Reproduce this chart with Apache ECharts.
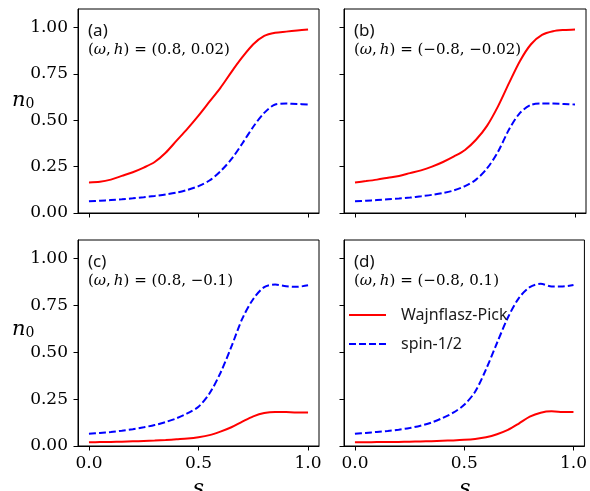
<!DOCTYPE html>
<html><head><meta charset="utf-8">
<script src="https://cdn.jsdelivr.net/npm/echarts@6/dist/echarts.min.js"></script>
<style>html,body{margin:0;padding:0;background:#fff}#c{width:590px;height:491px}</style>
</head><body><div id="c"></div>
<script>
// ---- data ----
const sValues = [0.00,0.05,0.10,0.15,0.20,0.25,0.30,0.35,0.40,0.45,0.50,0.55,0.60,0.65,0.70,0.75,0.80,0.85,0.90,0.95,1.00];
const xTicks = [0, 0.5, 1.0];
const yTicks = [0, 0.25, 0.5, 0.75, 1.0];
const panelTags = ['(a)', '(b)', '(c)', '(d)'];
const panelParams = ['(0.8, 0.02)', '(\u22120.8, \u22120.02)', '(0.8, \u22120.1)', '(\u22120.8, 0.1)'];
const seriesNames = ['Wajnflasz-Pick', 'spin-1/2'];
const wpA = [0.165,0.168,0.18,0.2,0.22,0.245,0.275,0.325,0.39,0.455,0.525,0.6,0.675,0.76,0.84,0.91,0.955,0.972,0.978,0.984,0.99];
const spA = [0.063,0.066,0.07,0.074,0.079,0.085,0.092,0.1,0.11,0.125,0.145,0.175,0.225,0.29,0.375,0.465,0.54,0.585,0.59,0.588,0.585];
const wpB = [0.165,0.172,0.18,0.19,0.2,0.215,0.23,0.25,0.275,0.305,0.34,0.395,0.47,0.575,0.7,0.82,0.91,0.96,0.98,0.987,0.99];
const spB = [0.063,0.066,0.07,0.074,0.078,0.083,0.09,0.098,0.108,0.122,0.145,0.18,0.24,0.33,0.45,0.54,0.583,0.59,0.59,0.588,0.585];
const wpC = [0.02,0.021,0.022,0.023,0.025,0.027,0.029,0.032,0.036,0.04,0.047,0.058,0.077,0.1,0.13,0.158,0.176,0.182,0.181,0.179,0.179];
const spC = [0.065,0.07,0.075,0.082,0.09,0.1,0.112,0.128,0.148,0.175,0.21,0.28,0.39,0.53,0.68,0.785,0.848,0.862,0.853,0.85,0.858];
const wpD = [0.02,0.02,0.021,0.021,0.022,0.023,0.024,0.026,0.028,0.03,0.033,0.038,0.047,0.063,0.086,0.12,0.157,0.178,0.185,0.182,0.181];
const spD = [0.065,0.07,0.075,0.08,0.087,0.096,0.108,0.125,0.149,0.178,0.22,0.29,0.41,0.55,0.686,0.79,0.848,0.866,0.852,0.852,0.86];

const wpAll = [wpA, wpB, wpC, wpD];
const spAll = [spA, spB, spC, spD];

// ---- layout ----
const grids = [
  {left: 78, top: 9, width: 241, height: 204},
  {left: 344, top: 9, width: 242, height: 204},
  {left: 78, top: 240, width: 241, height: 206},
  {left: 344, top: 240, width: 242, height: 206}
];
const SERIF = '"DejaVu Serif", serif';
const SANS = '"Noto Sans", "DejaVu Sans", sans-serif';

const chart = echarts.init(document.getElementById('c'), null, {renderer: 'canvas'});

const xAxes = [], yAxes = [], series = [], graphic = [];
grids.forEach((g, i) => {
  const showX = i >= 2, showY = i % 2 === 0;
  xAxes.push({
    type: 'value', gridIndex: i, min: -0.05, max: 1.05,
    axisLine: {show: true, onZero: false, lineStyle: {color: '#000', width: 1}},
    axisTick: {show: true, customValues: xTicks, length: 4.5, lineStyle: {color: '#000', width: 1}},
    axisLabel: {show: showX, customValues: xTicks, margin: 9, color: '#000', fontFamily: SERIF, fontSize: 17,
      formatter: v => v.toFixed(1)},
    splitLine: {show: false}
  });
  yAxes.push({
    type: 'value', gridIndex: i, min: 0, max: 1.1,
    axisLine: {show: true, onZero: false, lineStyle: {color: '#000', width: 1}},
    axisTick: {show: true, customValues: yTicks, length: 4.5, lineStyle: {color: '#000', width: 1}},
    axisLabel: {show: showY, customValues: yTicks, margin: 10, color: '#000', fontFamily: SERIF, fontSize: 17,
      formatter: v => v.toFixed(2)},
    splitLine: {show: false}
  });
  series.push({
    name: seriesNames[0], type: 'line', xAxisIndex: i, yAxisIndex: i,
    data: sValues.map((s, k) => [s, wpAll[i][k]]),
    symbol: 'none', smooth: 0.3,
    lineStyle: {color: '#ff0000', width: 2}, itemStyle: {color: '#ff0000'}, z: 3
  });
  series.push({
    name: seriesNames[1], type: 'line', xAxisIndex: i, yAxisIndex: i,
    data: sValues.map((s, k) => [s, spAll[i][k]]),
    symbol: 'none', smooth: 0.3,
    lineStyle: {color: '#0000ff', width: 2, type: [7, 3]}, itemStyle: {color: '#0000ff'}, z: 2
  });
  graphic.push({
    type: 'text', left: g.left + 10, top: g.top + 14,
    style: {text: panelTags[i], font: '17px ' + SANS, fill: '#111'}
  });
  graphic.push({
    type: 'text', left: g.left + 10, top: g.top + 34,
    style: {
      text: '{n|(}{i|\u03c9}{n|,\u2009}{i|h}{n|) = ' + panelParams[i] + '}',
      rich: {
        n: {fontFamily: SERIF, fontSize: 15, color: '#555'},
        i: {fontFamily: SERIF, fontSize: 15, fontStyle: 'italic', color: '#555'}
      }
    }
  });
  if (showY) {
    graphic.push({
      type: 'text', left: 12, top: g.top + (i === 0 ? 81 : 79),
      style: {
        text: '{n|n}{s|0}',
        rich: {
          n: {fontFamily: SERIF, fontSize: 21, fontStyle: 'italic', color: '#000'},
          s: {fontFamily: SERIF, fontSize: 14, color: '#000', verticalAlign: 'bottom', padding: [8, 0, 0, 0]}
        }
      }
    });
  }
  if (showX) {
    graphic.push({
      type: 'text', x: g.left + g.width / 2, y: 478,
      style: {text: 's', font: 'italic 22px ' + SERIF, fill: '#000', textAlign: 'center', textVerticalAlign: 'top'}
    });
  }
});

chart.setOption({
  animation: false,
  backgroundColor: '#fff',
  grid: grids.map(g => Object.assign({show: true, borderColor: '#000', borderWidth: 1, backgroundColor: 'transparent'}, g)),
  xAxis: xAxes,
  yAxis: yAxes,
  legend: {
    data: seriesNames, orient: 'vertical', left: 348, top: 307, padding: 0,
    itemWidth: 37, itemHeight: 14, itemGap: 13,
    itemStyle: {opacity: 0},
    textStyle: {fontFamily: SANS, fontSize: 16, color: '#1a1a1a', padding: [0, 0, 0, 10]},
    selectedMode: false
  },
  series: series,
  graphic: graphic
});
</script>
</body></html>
*****
Written task
Leave out the pictures and repeat the lines from the start of the material through the line with "const spAll = [spA, spB, spC, spD];", inclusive.

Solution for this exercise
Reproduce this chart with Apache ECharts.
<!DOCTYPE html>
<html><head><meta charset="utf-8">
<script src="https://cdn.jsdelivr.net/npm/echarts@6/dist/echarts.min.js"></script>
<style>html,body{margin:0;padding:0;background:#fff}#c{width:590px;height:491px}</style>
</head><body><div id="c"></div>
<script>
// ---- data ----
const sValues = [0.00,0.05,0.10,0.15,0.20,0.25,0.30,0.35,0.40,0.45,0.50,0.55,0.60,0.65,0.70,0.75,0.80,0.85,0.90,0.95,1.00];
const xTicks = [0, 0.5, 1.0];
const yTicks = [0, 0.25, 0.5, 0.75, 1.0];
const panelTags = ['(a)', '(b)', '(c)', '(d)'];
const panelParams = ['(0.8, 0.02)', '(\u22120.8, \u22120.02)', '(0.8, \u22120.1)', '(\u22120.8, 0.1)'];
const seriesNames = ['Wajnflasz-Pick', 'spin-1/2'];
const wpA = [0.165,0.168,0.18,0.2,0.22,0.245,0.275,0.325,0.39,0.455,0.525,0.6,0.675,0.76,0.84,0.91,0.955,0.972,0.978,0.984,0.99];
const spA = [0.063,0.066,0.07,0.074,0.079,0.085,0.092,0.1,0.11,0.125,0.145,0.175,0.225,0.29,0.375,0.465,0.54,0.585,0.59,0.588,0.585];
const wpB = [0.165,0.172,0.18,0.19,0.2,0.215,0.23,0.25,0.275,0.305,0.34,0.395,0.47,0.575,0.7,0.82,0.91,0.96,0.98,0.987,0.99];
const spB = [0.063,0.066,0.07,0.074,0.078,0.083,0.09,0.098,0.108,0.122,0.145,0.18,0.24,0.33,0.45,0.54,0.583,0.59,0.59,0.588,0.585];
const wpC = [0.02,0.021,0.022,0.023,0.025,0.027,0.029,0.032,0.036,0.04,0.047,0.058,0.077,0.1,0.13,0.158,0.176,0.182,0.181,0.179,0.179];
const spC = [0.065,0.07,0.075,0.082,0.09,0.1,0.112,0.128,0.148,0.175,0.21,0.28,0.39,0.53,0.68,0.785,0.848,0.862,0.853,0.85,0.858];
const wpD = [0.02,0.02,0.021,0.021,0.022,0.023,0.024,0.026,0.028,0.03,0.033,0.038,0.047,0.063,0.086,0.12,0.157,0.178,0.185,0.182,0.181];
const spD = [0.065,0.07,0.075,0.08,0.087,0.096,0.108,0.125,0.149,0.178,0.22,0.29,0.41,0.55,0.686,0.79,0.848,0.866,0.852,0.852,0.86];

const wpAll = [wpA, wpB, wpC, wpD];
const spAll = [spA, spB, spC, spD];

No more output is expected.